Corelab Seminar
2019-2020

Manolis Vlatakis
(Hidden) Zero-Sum Games: The Final (Non-Convex Non-Concave) Frontier
A story by Poincaré, Bendixson, Hamilton and von Neumann

Abstract.
A fundamental question of game theory is how will agents participating in a game behave over time. Will their dynamics equilibrate? If not, canwe make any other predictions about their long term behavior?
Recently this problem has attracted renewed interest motivated by the advent of Generative Adversarial Networks (GANs) and their numerous applications. This AI architecture is effectively a zero-sum game between two NNs (Generator & Discriminator) that are trying to outcompete each other, critically they do not belong in the standard class of convex-concave games where the minmax theorem applies.
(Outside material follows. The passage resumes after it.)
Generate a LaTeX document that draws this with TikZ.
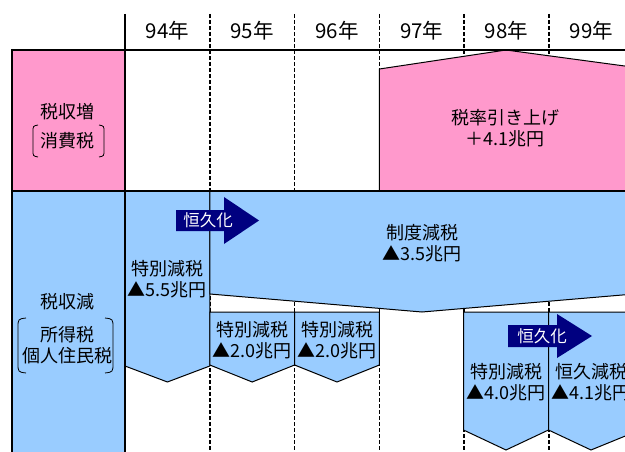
\documentclass[tikz,border=0pt]{standalone}
\usepackage{fontspec}
\setmainfont{Noto Sans CJK JP}
\definecolor{pinkf}{HTML}{FF99CC}
\definecolor{bluef}{HTML}{99CCFF}
\definecolor{navyf}{HTML}{000080}
\begin{document}
\begin{tikzpicture}[x=1pt,y=-1pt,
  shapebox/.style={draw=black,line width=1pt},
  gridd/.style={draw=black,line width=1.6pt,dash pattern=on 4pt off 2pt},
  thick line/.style={draw=black,line width=2pt},
  lbl/.style={inner sep=0pt,align=center,font=\fontsize{18}{21}\selectfont},
  yr/.style={inner sep=0pt,font=\fontsize{20.5}{22}\selectfont},
  arrowtxt/.style={inner sep=0pt,text=white,font=\fontsize{16.5}{18}\selectfont},
  bracket/.style={draw=black,line width=0.8pt}]
\useasboundingbox (0,0) rectangle (625,452);
\fill[white] (0,0) rectangle (625,452);
% dashed column lines
\foreach \x in {209.8,294.6,379.4,464.2,549} \draw[gridd] (\x,14) -- (\x,452);
% left label boxes
\filldraw[fill=pinkf,shapebox] (12,50) rectangle (125,191);
\filldraw[fill=bluef,shapebox] (12,191) rectangle (125,460);
% pink increase shape
\filldraw[fill=pinkf,shapebox] (379.4,191) -- (379.4,69) -- (506,50) -- (632,67) -- (632,191) -- cycle;
% blue shapes
\filldraw[fill=bluef,shapebox] (125,191) -- (209.8,191) -- (209.8,366) -- (167.4,382) -- (125,366) -- cycle;
\filldraw[fill=bluef,shapebox] (209.8,191) -- (640,191) -- (640,293.5) -- (422,312) -- (209.8,294) -- cycle;
\filldraw[fill=bluef,shapebox] (209.8,312) -- (294.6,312) -- (294.6,365) -- (252.2,382) -- (209.8,365) -- cycle;
\filldraw[fill=bluef,shapebox] (294.6,312) -- (379.4,312) -- (379.4,365) -- (337,382) -- (294.6,365) -- cycle;
\filldraw[fill=bluef,shapebox] (463.5,312) -- (548.5,312) -- (548.5,430) -- (506,450) -- (463.5,430) -- cycle;
\filldraw[fill=bluef,shapebox] (548.5,312) -- (640,312) -- (640,430) -- (591,450) -- (548.5,430) -- cycle;
% frame lines
\draw[thick line] (125,14) -- (125,452);
\draw[thick line] (12,50) -- (640,50);
\draw[thick line] (12,49) -- (12,460);
\draw[line width=1.4pt] (12,191) -- (640,191);
% year labels
\node[yr] (y94) at (167.4,31) {94年};
\node[yr] (y95) at (252.2,31) {95年};
\node[yr] (y96) at (337,31) {96年};
\node[yr] (y97) at (421.8,31) {97年};
\node[yr] (y98) at (506.6,31) {98年};
\node[yr] (y99) at (591.4,31) {99年};
% left labels
\node[lbl] (inc) at (68,112) {税収増};
\node[lbl] (incsub) at (68,141) {消費税};
\draw[bracket] (38,125) .. controls (33,126) .. (33,132) -- (33,150) .. controls (33,156) .. (38,157);
\draw[bracket] (99,125) .. controls (104,126) .. (104,132) -- (104,150) .. controls (104,156) .. (99,157);
\node[lbl] (dec) at (68,302) {税収減};
\node[lbl] (decsub) at (68,345) {所得税\\個人住民税};
\draw[bracket] (26,318) .. controls (18,319) .. (18,328) -- (18,363) .. controls (18,372) .. (26,373);
\draw[bracket] (105,318) .. controls (113,319) .. (113,328) -- (113,363) .. controls (113,372) .. (105,373);
% shape labels
\node[lbl] (rate) at (505,128) {税率引き上げ\\＋4.1兆円};
\node[lbl] (s55) at (167.4,279) {特別減税\\▲5.5兆円};
\node[lbl] (sys) at (422,243) {制度減税\\▲3.5兆円};
\node[lbl] (s20a) at (252.2,340.5) {特別減税\\▲2.0兆円};
\node[lbl] (s20b) at (337,340.5) {特別減税\\▲2.0兆円};
\node[lbl] (s40) at (506,382) {特別減税\\▲4.0兆円};
\node[lbl] (p41) at (591,382) {恒久減税\\▲4.1兆円};
% navy arrows
\fill[navyf] (176,210) -- (224,210) -- (224,197) -- (259,220.5) -- (224,244) -- (224,231) -- (176,231) -- cycle;
\node[arrowtxt] (perm1) at (208,220.5) {恒久化};
\fill[navyf] (508,325) -- (557,325) -- (557,314) -- (592,336) -- (557,358) -- (557,347) -- (508,347) -- cycle;
\node[arrowtxt] (perm2) at (542,336) {恒久化};
\end{tikzpicture}
\end{document}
In this work, motivated by the indirect nature of the competition in GANS, where players control the parameters of a neural network while the actual competition happens between the distributions that the generator and discriminator capture, we study a wide class of non-convex non-concave min-max games that generalizes over standard bilinear zero-sum games. In this class, players control the inputs of a smooth function whose output is being applied to a bilinear zero-sum game. We establish theoretically, that depending on the specific instance of the problem gradient-descent-ascent dynamics can exhibit a variety of behaviors antithetical to convergence to the game theoretically meaningful min-max solution. Specifically, different forms of recurrent behavior (including periodicity and Poincaré recurrence) are possible as well as convergence to spurious (non-min-max) equilibria for a positive measure of initial conditions. At the technical level, our analysis combines tools from optimization theory, game theory and dynamical systems.